Starter Kit: A Program to Improve College Student Success
The University of Arizona is participating in the 2025 Starter Kit program.
The Starter Kit program is applying insights from behavioral science to improve students’ college persistence and academic performance. Prior online programs designed by behavioral scientists have successfully improved college student (1) retention and (2) academic performance in a variety of ways, including by enhancing students’ feelings of belonging and teaching them a “growth mindset.1-3,4 Inspired by this work, Starter Kit is deploying multiple behaviorally-informed programs designed to support college student success and testing their performance with the goal of identifying which are most effective overall and which work best for specific sub-populations. The different programs have been designed by members of the Behavior Change for Good Scientific Team, an interdisciplinary group of researchers founded by two professors at the University of Pennsylvania.
The 2025 Starter Kit program is launching with over 30 U.S. universities, collectively serving more than 700,000 undergraduates. The program has been informed by insights from previous research on how to successfully improve student success.
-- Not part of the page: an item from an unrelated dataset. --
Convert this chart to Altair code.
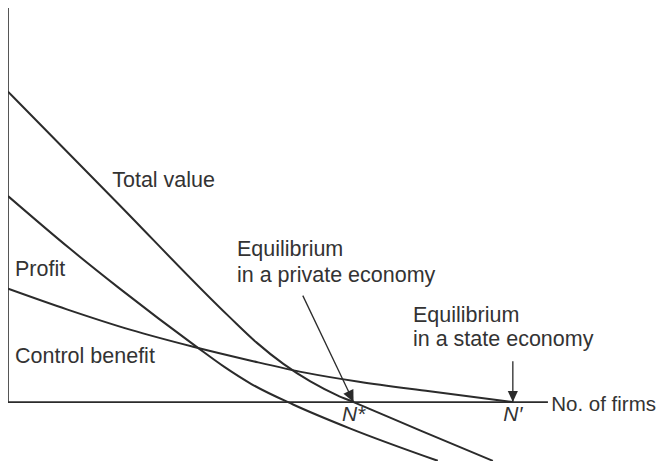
import altair as alt
import pandas as pd

# ---- data (x: number of firms, y: value; arbitrary units)
total_x = [0, 20.0, 41.0, 46.0, 51.0, 56.0, 61.0, 64.0, 76.3, 89.8]
total_y = [78.0, 50.4, 21.4, 15.0, 9.6, 5.2, 1.7, 0.0, -7.1, -14.75]

profit_x = [0, 11.5, 20.7, 35.0, 40.0, 45.0, 52.8, 63.3, 79.6]
profit_y = [51.75, 38.5, 28.5, 13.8, 8.9, 4.6, -0.6, -6.6, -14.75]

control_x = [0, 10.9, 22.6, 34.3, 45.0, 55.0, 65.0, 78.1, 93.5]
control_y = [28.5, 23.3, 18.2, 13.9, 10.4, 7.4, 5.1, 2.7, 0.0]

n_star = 64.0      # equilibrium in a private economy
n_prime = 93.5     # equilibrium in a state economy
axis_x_end = 100.0
axis_y_end = 99.0

# annotation texts
label_text = ["Total value", "Profit", "Control benefit",
              "Equilibrium", "in a private economy",
              "Equilibrium", "in a state economy"]
label_x = [19.3, 1.3, 1.3, 42.4, 42.4, 75.0, 75.0]
label_y = [54.0, 31.75, 9.75, 36.75, 30.25, 20.0, 14.0]

# ---- frames
curves = pd.concat([
    pd.DataFrame({"x": total_x, "y": total_y, "s": "Total value"}),
    pd.DataFrame({"x": profit_x, "y": profit_y, "s": "Profit"}),
    pd.DataFrame({"x": control_x, "y": control_y, "s": "Control benefit"}),
])

axes = pd.DataFrame({"x": [0, 0], "y": [0, 0],
                     "x2": [axis_x_end, 0], "y2": [0, axis_y_end]})

arrows = pd.DataFrame({"x": [54.6, n_prime], "y": [26.75, 10.25],
                       "x2": [n_star, n_prime], "y2": [0, 0]})

heads = pd.DataFrame({"x": [n_star, n_prime], "y": [0, 0],
                      "ang": [334.5, 0.0], "sz": [576, 484]})

labels = pd.DataFrame({"t": label_text, "x": label_x, "y": label_y})
axis_title = pd.DataFrame({"t": ["No. of firms"], "x": [100.6], "y": [-2.25]})
nlabels = pd.DataFrame({"t": ["N*", "N\u2032"], "x": [n_star, n_prime], "y": [-4.75, -4.75]})

xs = alt.Scale(domain=[0, 120.2], nice=False, zero=False)
ys = alt.Scale(domain=[-14.8, 99.0], nice=False, zero=False)


def X(f="x"):
    return alt.X(f"{f}:Q", scale=xs, axis=None)


def Y(f="y"):
    return alt.Y(f"{f}:Q", scale=ys, axis=None)


ink = "#2b2b2b"
txt = "#333333"
font = "Liberation Sans"

axis_layer = alt.Chart(axes).mark_rule(color=ink, strokeWidth=1.6).encode(
    x=X(), y=Y(), x2="x2:Q", y2="y2:Q")

curve_layer = alt.Chart(curves).mark_line(
    color=ink, strokeWidth=2, interpolate="monotone").encode(
    x=X(), y=Y(), detail="s:N", order="x:Q")

arrow_layer = alt.Chart(arrows).mark_rule(color=ink, strokeWidth=1.3).encode(
    x=X(), y=Y(), x2="x2:Q", y2="y2:Q")

head_layer = alt.Chart(heads).mark_point(
    shape="M0,0L-0.46,-1L0.46,-1Z", filled=True, color=ink, opacity=1,
    strokeWidth=0).encode(
    x=X(), y=Y(), angle=alt.Angle("ang:Q", scale=None),
    size=alt.Size("sz:Q", scale=None))

text_layer = alt.Chart(labels).mark_text(
    align="left", baseline="alphabetic", font=font, fontSize=21.5, color=txt).encode(
    x=X(), y=Y(), text="t:N")

title_layer = alt.Chart(axis_title).mark_text(
    align="left", baseline="alphabetic", font=font, fontSize=20.5, color=txt).encode(
    x=X(), y=Y(), text="t:N")

ntext_layer = alt.Chart(nlabels).mark_text(
    align="center", baseline="alphabetic", font=font, fontSize=21,
    fontStyle="italic", color=txt).encode(
    x=X(), y=Y(), text="t:N")

chart = alt.layer(axis_layer, curve_layer, arrow_layer, head_layer,
                  text_layer, title_layer, ntext_layer).properties(
    width=649, height=453, padding=0,
    autosize=alt.AutoSizeParams(type="none", contains="padding"),
    background="white",
).configure_view(stroke=None)

chart.save("out.html", embed_options={"renderer": "svg", "actions": False})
Incoming students who participate receive a customized digital experience including two components: (1) an initial online activity that students will complete as part of their new student orientation, and (2) follow-up text messages sent after the online activity and throughout the fall term, which reinforce the key message of the initial experience and offer rewards to students for completing different related actions (e.g., sharing reflections on their college experience to date).
The goal of this partnership is to generate evidence on what can help colleges and universities best support their first-year students.
1 Murphy, M., et al (2020). A customized belonging intervention improves retention of socially disadvantaged students at a broad-access university. Science Advances.
2 Walton, G., et al. (2023). Where and with whom does a brief social-belonging intervention promote progress in college? Science.
3 Yeager, D., et al. (2016). Teaching a lay theory before college narrows achievement gaps at scale. Proceedings of the National Academy of Sciences.
4 Yeager, D. et al. (2019). A national experiment reveals where a growth mindset improves achievement. Nature.